The time is now to speak up for mental health.  If you or someone you know needs help, don’t ignore it. Don’t hide from it.  That’s what stigma wants you to do.  Instead, stand up with your head held high and face it. Below are some resources to get you started. Take advantage of the last few days of May to take a stand against the stigma of mental illness.
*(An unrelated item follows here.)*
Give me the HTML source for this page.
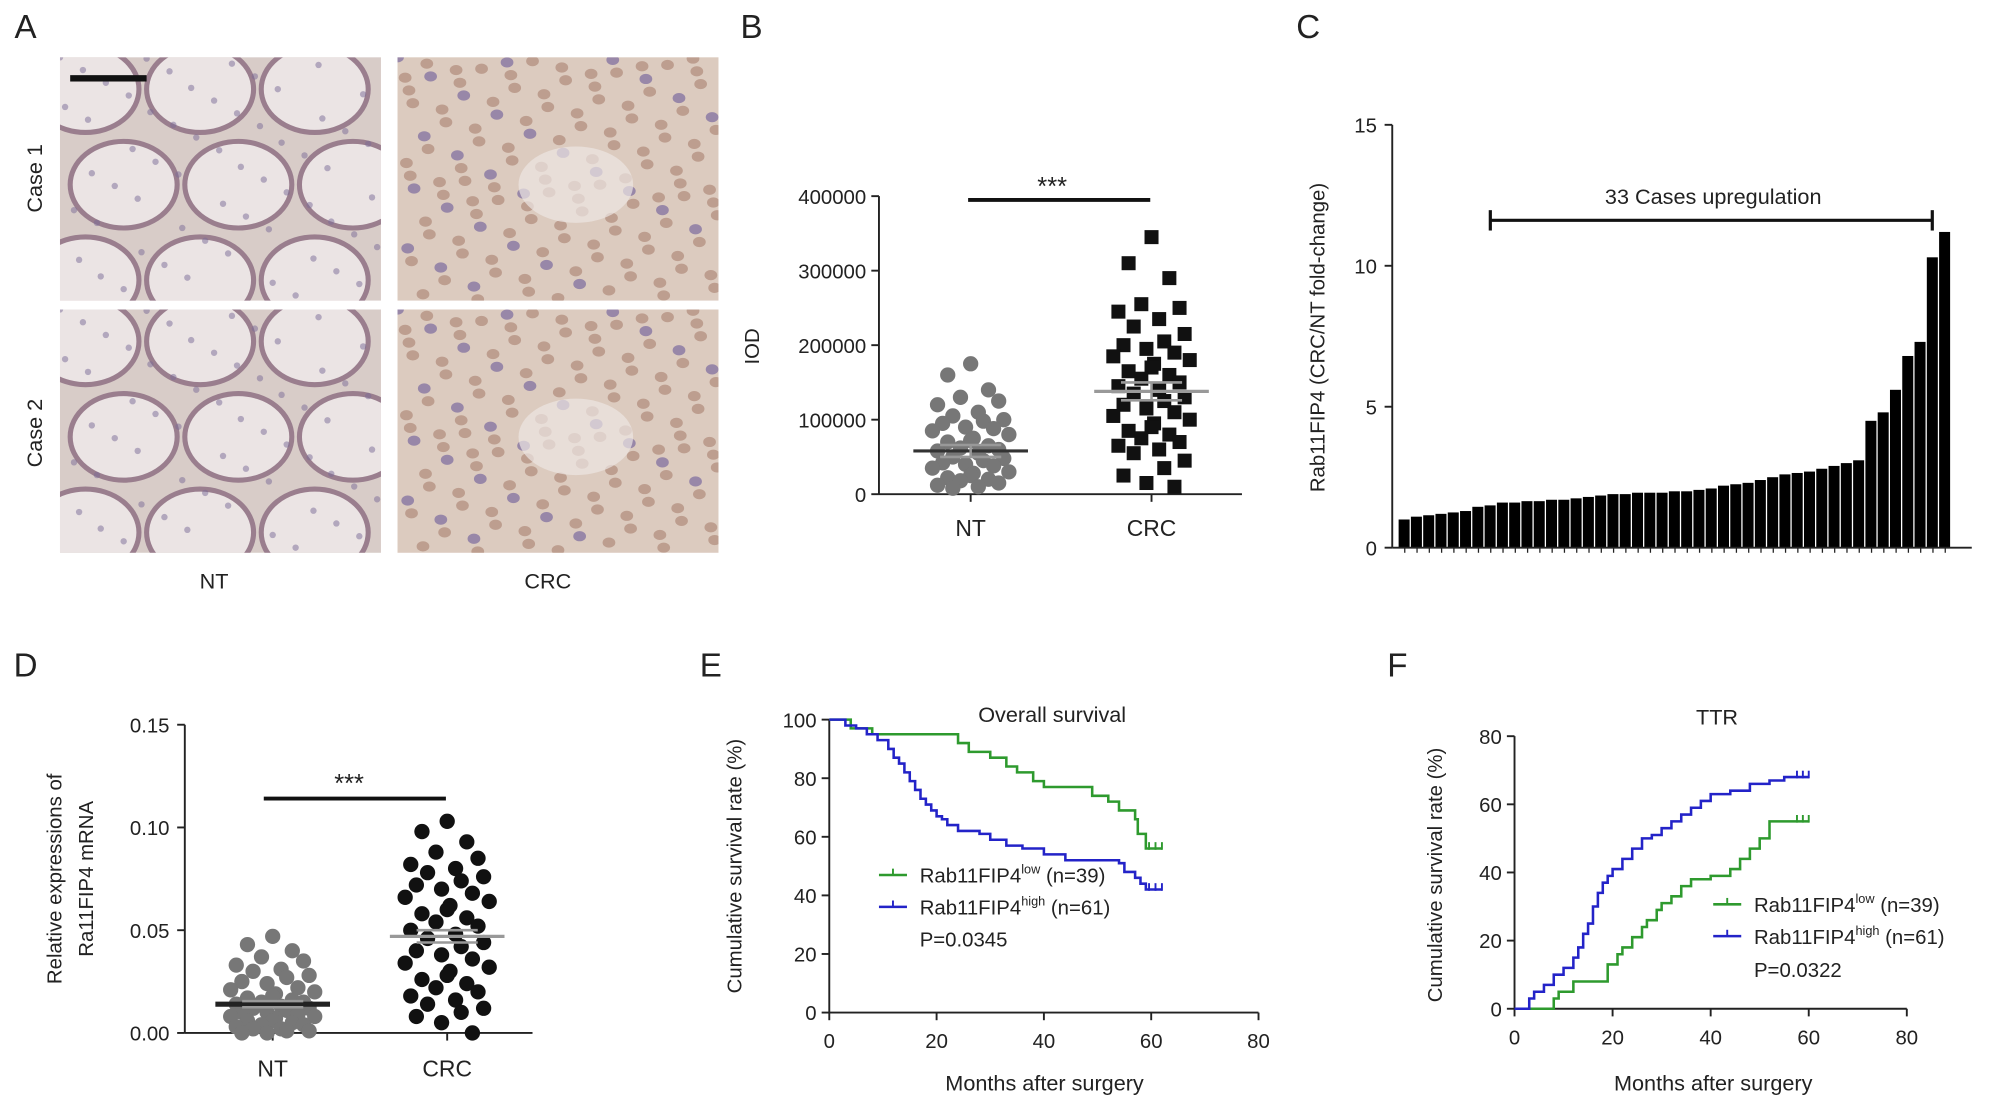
<!DOCTYPE html>
<html><head><meta charset="utf-8"><style>
html,body{margin:0;padding:0;background:#fff}
svg{display:block;font-family:"Liberation Sans",Arial,sans-serif}
</style></head><body>
<svg id="fig" width="1991" height="1103" viewBox="0 0 1563 866" xmlns="http://www.w3.org/2000/svg"></svg>
<script>
// ---------- data ----------
const bIodNT=[175000,160000,140000,130000,125000,120000,110000,105000,100000,98000,95000,90000,88000,85000,80000,75000,72000,70000,65000,62000,60000,58000,55000,50000,48000,45000,42000,40000,38000,35000,30000,28000,25000,22000,20000,18000,15000,12000,10000,8000];
const bIodCRC=[345000,310000,290000,255000,250000,245000,235000,225000,215000,205000,200000,195000,190000,185000,180000,175000,170000,165000,160000,155000,150000,145000,140000,135000,130000,125000,120000,115000,110000,105000,100000,95000,90000,85000,80000,75000,70000,65000,60000,55000,45000,35000,25000,15000,10000];
const bMeans=[58000,138000];
const bSem=[8000,12000];
const cFold=[1.0,1.1,1.15,1.2,1.25,1.3,1.45,1.5,1.6,1.6,1.65,1.65,1.7,1.7,1.75,1.8,1.85,1.9,1.9,1.95,1.95,1.95,2.0,2.0,2.05,2.1,2.2,2.25,2.3,2.4,2.5,2.6,2.65,2.7,2.8,2.9,3.0,3.1,4.5,4.8,5.6,6.8,7.3,10.3,11.2];
const dNT=[0.047,0.043,0.040,0.037,0.035,0.033,0.031,0.030,0.028,0.027,0.025,0.024,0.022,0.021,0.020,0.019,0.018,0.017,0.016,0.015,0.015,0.014,0.013,0.012,0.012,0.011,0.010,0.010,0.009,0.008,0.008,0.007,0.006,0.006,0.005,0.004,0.004,0.003,0.002,0.002,0.001,0.001,0.000,0.000];
const dCRC=[0.103,0.098,0.093,0.088,0.085,0.082,0.080,0.078,0.076,0.074,0.072,0.070,0.068,0.066,0.064,0.062,0.060,0.058,0.056,0.054,0.052,0.050,0.048,0.046,0.044,0.042,0.040,0.038,0.036,0.034,0.032,0.030,0.028,0.026,0.024,0.022,0.020,0.018,0.016,0.014,0.012,0.010,0.008,0.005,0.000];
const dMeans=[0.014,0.047];
const dSem=[0.0015,0.003];
const osLowT=[0,4,8,10,24,26,30,33,35,38,40,49,52,54,57,57.5,59,62];
const osLowV=[100,97,95,95,92,89,87,84,82,79,77,74,72,69,66,61,56,56];
const osHighT=[0,3,5,7,9,11,12,13,14,15,16,17,18,19,20,21,22,24,25,28,30,33,36,40,44,50,54,55,57,58,59,62];
const osHighV=[100,98,97,95,93,90,87,85,82,79,76,73,71,69,67,66,64,62,62,61,59,57,56,54,52,52,51,48,46,44,42,42];
const ttrLowT=[0,8,9,12,19,21,22,24,26,27,29,30,32,34,36,40,44,46,48,50,52,60];
const ttrLowV=[0,3,5,8,13,16,18,21,24,26,29,31,33,36,38,39,41,44,47,50,55,55];
const ttrHighT=[0,3,4,6,8,10,12,13,14,15,16,17,18,19,20,22,24,26,28,30,32,34,36,38,40,44,48,52,55,60];
const ttrHighV=[0,3,5,7,10,12,15,18,22,25,30,34,37,39,41,44,47,50,51,53,55,57,59,61,63,64,66,67,68,68];

const NS="http://www.w3.org/2000/svg";
const svg=document.getElementById('fig');
function el(tag,attrs,parent){const e=document.createElementNS(NS,tag);for(const k in attrs)e.setAttribute(k,attrs[k]);(parent||svg).appendChild(e);return e;}
function txt(s,x,y,size,anchor,parent,rot){const t=el('text',{x:x,y:y,'font-size':size,'text-anchor':anchor||'middle',fill:'#222'},parent);if(rot)t.setAttribute('transform','rotate(-90 '+x+' '+y+')');t.textContent=s;return t;}
function lin(x1,y1,x2,y2,c,w,p){return el('line',{x1:x1,y1:y1,x2:x2,y2:y2,stroke:c||'#222','stroke-width':w||1.5},p);}
function jit(i){const a=[0,-18,14,-8,22,-26,6,-14,26,10,-22,-4,18,-30,30,2];return a[i%a.length];}

[['A',20,30],['B',590,30],['C',1027,30],['D',20,531],['E',558,531],['F',1097,531]].forEach(a=>{const t=txt(a[0],a[1],a[2],26,'middle');});

// ---------- Panel A ----------
const gA=el('g',{});


const imgs=[[47,45,'nt'],[312,45,'crc'],[47,243,'nt'],[312,243,'crc']];
imgs.forEach((m,k)=>{
  const g=el('g',{},gA);
  
  
  const x=m[0],y=m[1],w=252,h=191;
  el('rect',{x:x,y:y,width:w,height:h,fill:m[2]=='nt'?'#d8ccc8':'#dccbbf'},g);
  el('clipPath',{id:'cp'+k},g).appendChild(el('rect',{x:x,y:y,width:w,height:h}));
  const c=el('g',{'clip-path':'url(#cp'+k+')'},g);
  if(m[2]=='nt'){
    for(let i=0;i<3;i++)for(let j=0;j<3;j++){
      el('ellipse',{cx:x+20+i*90+(j%2)*30,cy:y+25+j*75,rx:42,ry:34,fill:'#ebe4e4',stroke:'#9a7e8e','stroke-width':4},c);
    }
    for(let i=0;i<60;i++){el('circle',{cx:x+((i*71)%w),cy:y+((i*43)%h),r:2.5,fill:'#7a6a95',opacity:0.5},c);}
  }else{
    for(let i=0;i<140;i++){
      const px=x+((i*53)%w),py=y+((i*97)%h);
      el('ellipse',{cx:px,cy:py,rx:5,ry:4,fill:i%5==0?'#6a5a9a':'#a88070',opacity:0.6},c);
    }
    el('ellipse',{cx:x+140,cy:y+100,rx:45,ry:30,fill:'#ece6e2',opacity:0.7},c);
  }
});
el('rect',{x:55,y:59,width:60,height:5,fill:'#111'},gA);
txt('Case 1',33,140,17,'middle',gA,true);
txt('Case 2',33,340,17,'middle',gA,true);
txt('NT',168,462,17,'middle',gA);
txt('CRC',430,462,17,'middle',gA);

// ---------- Panel B ----------
const gB=el('g',{});


const bX0=690,bY0=388,bY1=154;
const byS=v=>bY0-(v/400000)*(bY0-bY1);
const bxC=[762,904];
lin(bX0,bY1,bX0,bY0,'#222',1.5,gB);lin(bX0,bY0,975,bY0,'#222',1.5,gB);
[0,100000,200000,300000,400000].forEach(v=>{lin(bX0-6,byS(v),bX0,byS(v),'#222',1.5,gB);txt(String(v),bX0-10,byS(v)+6,16,'end',gB);});
bxC.forEach(x=>lin(x,bY0,x,bY0+6,'#222',1.5,gB));
txt('NT',bxC[0],421,18,'middle',gB);txt('CRC',bxC[1],421,18,'middle',gB);
txt('IOD',596,272,16,'middle',gB,true);
lin(760,157,903,157,'#111',3,gB);txt('***',826,153,20,'middle',gB);
bIodNT.forEach((v,i)=>{const c=el('circle',{cx:bxC[0]+jit(i),cy:byS(v),r:6,fill:'#777'},gB);});
bIodCRC.forEach((v,i)=>{const r=el('rect',{x:bxC[1]+jit(i)-5.5,y:byS(v)-5.5,width:11,height:11,fill:'#111'},gB);});
bMeans.forEach((m,i)=>{const x=bxC[i];lin(x-45,byS(m),x+45,byS(m),i?'#999':'#333',2.5,gB);lin(x-24,byS(m+bSem[i]),x+24,byS(m+bSem[i]),'#999',2,gB);lin(x-24,byS(m-bSem[i]),x+24,byS(m-bSem[i]),'#999',2,gB);lin(x,byS(m-bSem[i]),x,byS(m+bSem[i]),'#999',2,gB);});

// ---------- Panel C ----------
const gC=el('g',{});


const cX0=1093,cY0=430,cY1=98,cXe=1548;
const cyS=v=>cY0-(v/15)*(cY0-cY1);
const bw=(1532-1098)/cFold.length;
cFold.forEach((v,i)=>{const r=el('rect',{x:1098+i*bw,y:cyS(v),width:bw-1,height:cY0-cyS(v),fill:'#000'},gC);lin(1098+i*bw+bw/2,cY0,1098+i*bw+bw/2,cY0+4,'#222',1,gC);});
lin(cX0,cY1,cX0,cY0,'#222',1.5,gC);lin(cX0,cY0,cXe,cY0,'#222',1.5,gC);
[0,5,10,15].forEach(v=>{lin(cX0-6,cyS(v),cX0,cyS(v),'#222',1.5,gC);txt(String(v),cX0-12,cyS(v)+6,16,'end',gC);});
txt('Rab11FIP4 (CRC/NT fold-change)',1040,265,16,'middle',gC,true);
lin(1170,173,1517,173,'#111',2.5,gC);lin(1170,165,1170,181,'#111',2.5,gC);lin(1517,165,1517,181,'#111',2.5,gC);
txt('33 Cases upregulation',1345,160,17,'middle',gC);

// ---------- Panel D ----------
const gD=el('g',{});


const dX0=145,dY0=811,dY1=569;
const dyS=v=>dY0-(v/0.15)*(dY0-dY1);
const dxC=[214,351];
lin(dX0,dY1,dX0,dY0,'#222',1.5,gD);lin(dX0,dY0,418,dY0,'#222',1.5,gD);
[0,0.05,0.10,0.15].forEach(v=>{lin(dX0-6,dyS(v),dX0,dyS(v),'#222',1.5,gD);txt(v.toFixed(2),dX0-12,dyS(v)+6,16,'end',gD);});
dxC.forEach(x=>lin(x,dY0,x,dY0+6,'#222',1.5,gD));
txt('NT',dxC[0],845,18,'middle',gD);txt('CRC',dxC[1],845,18,'middle',gD);
txt('Relative expressions of',48,690,16,'middle',gD,true);
txt('Ra11FIP4 mRNA',73,690,16,'middle',gD,true);
lin(207,627,350,627,'#111',3,gD);txt('***',274,622,20,'middle',gD);
dNT.forEach((v,i)=>{const c=el('circle',{cx:dxC[0]+jit(i)*1.1,cy:dyS(v),r:6,fill:'#777'},gD);});
dCRC.forEach((v,i)=>{const c=el('circle',{cx:dxC[1]+jit(i)*1.1,cy:dyS(v),r:6,fill:'#111'},gD);});
dMeans.forEach((m,i)=>{const x=dxC[i];lin(x-45,dyS(m),x+45,dyS(m),i?'#999':'#222',i?2.5:4,gD);lin(x-24,dyS(m+dSem[i]),x+24,dyS(m+dSem[i]),'#999',2,gD);lin(x-24,dyS(m-dSem[i]),x+24,dyS(m-dSem[i]),'#999',2,gD);});

// ---------- Survival panels ----------
function km(g,T,V,xs,ys,color,name){
  let d='M'+xs(T[0])+' '+ys(V[0]);
  for(let i=1;i<T.length;i++){d+=' H'+xs(T[i])+' V'+ys(V[i]);}
  const p=el('path',{d:d,fill:'none',stroke:color,'stroke-width':2},g);
  
  
  const last=T.length-1;
  for(let i=0;i<3;i++){const tx=T[last]-i*1.2;lin(xs(tx),ys(V[last])-5,xs(tx),ys(V[last])+1,color,1.5,g);}
}
function axesKM(g,x0,x1,y0,y1,ymax,yticks){
  const xs=t=>x0+(t/80)*(x1-x0), ys=v=>y0-(v/ymax)*(y0-y1);
  lin(x0,y1,x0,y0,'#222',1.5,g);lin(x0,y0,x1,y0,'#222',1.5,g);
  yticks.forEach(v=>{lin(x0-6,ys(v),x0,ys(v),'#222',1.5,g);txt(String(v),x0-10,ys(v)+6,16,'end',g);});
  [0,20,40,60,80].forEach(v=>{lin(xs(v),y0,xs(v),y0+6,'#222',1.5,g);txt(String(v),xs(v),y0+28,16,'middle',g);});
  return [xs,ys];
}
function legend(g,x,y,color,main,sup,rest){
  lin(x,y,x+22,y,color,2,g);lin(x+11,y-5,x+11,y,color,1.5,g);
  const t=el('text',{x:x+32,y:y+6,'font-size':16,fill:'#222'},g);
  t.appendChild(document.createTextNode(main));
  const s=el('tspan',{'font-size':10,dy:-7},t);s.textContent=sup;
  const r=el('tspan',{dy:7},t);r.textContent=' '+rest;
}
const gE=el('g',{});


let [exs,eys]=axesKM(gE,651,988,795,565,100,[0,20,40,60,80,100]);
txt('Overall survival',826,567,17,'middle',gE);
txt('Months after surgery',820,856,17,'middle',gE);
txt('Cumulative survival rate (%)',582,680,16,'middle',gE,true);
km(gE,osLowT,osLowV,exs,eys,'#2e9a2e','os-low-curve');
km(gE,osHighT,osHighV,exs,eys,'#2323c8','os-high-curve');
legend(gE,690,687,'#2e9a2e','Rab11FIP4','low','(n=39)');
legend(gE,690,712,'#2323c8','Rab11FIP4','high','(n=61)');
txt('P=0.0345',722,743,16,'start',gE);

const gF=el('g',{});


let [fxs,fys]=axesKM(gF,1189,1497,792,578,80,[0,20,40,60,80]);
txt('TTR',1348,569,17,'middle',gF);
txt('Months after surgery',1345,856,17,'middle',gF);
txt('Cumulative survival rate (%)',1132,687,16,'middle',gF,true);
km(gF,ttrLowT,ttrLowV,fxs,fys,'#2e9a2e','ttr-low-curve');
km(gF,ttrHighT,ttrHighV,fxs,fys,'#2323c8','ttr-high-curve');
legend(gF,1345,710,'#2e9a2e','Rab11FIP4','low','(n=39)');
legend(gF,1345,735,'#2323c8','Rab11FIP4','high','(n=61)');
txt('P=0.0322',1377,767,16,'start',gF);
</script>
</body></html>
American Psychological Association –

Mental Health America –

American Psychiatric Association –


One thought on “Stigma is going to kill us – May is Mental Health Month post

  1. Stef, thanks for this post. My little sister is bi-polar, and I agree that there is a stigma associated with mental health or mental illness. I’ve had to spend time learning about my sister’s illness and ways to relate to her as well as find ways to help others relate to her. I am constantly discouraged by the ways that others label or criticize my sister and others with her illness. I am here standing with you and others about the need to remove the stigma and find ways to embrace, encourage, and ultimately, understand the plight of those who are sick and the families and friends who are working so hard to help them live better lives. As a family, we struggle through the ups and downs of the situation. However, at the end of the day, my parents constantly remind me and my other sister that though our sister is sick, she’s all right! That means, don’t trip, don’t mistreat, don’t act “high and mighty”, just love and learn and grow together through love and support. Go Mom and Dad! And, thanks Stef, this post hit home for me!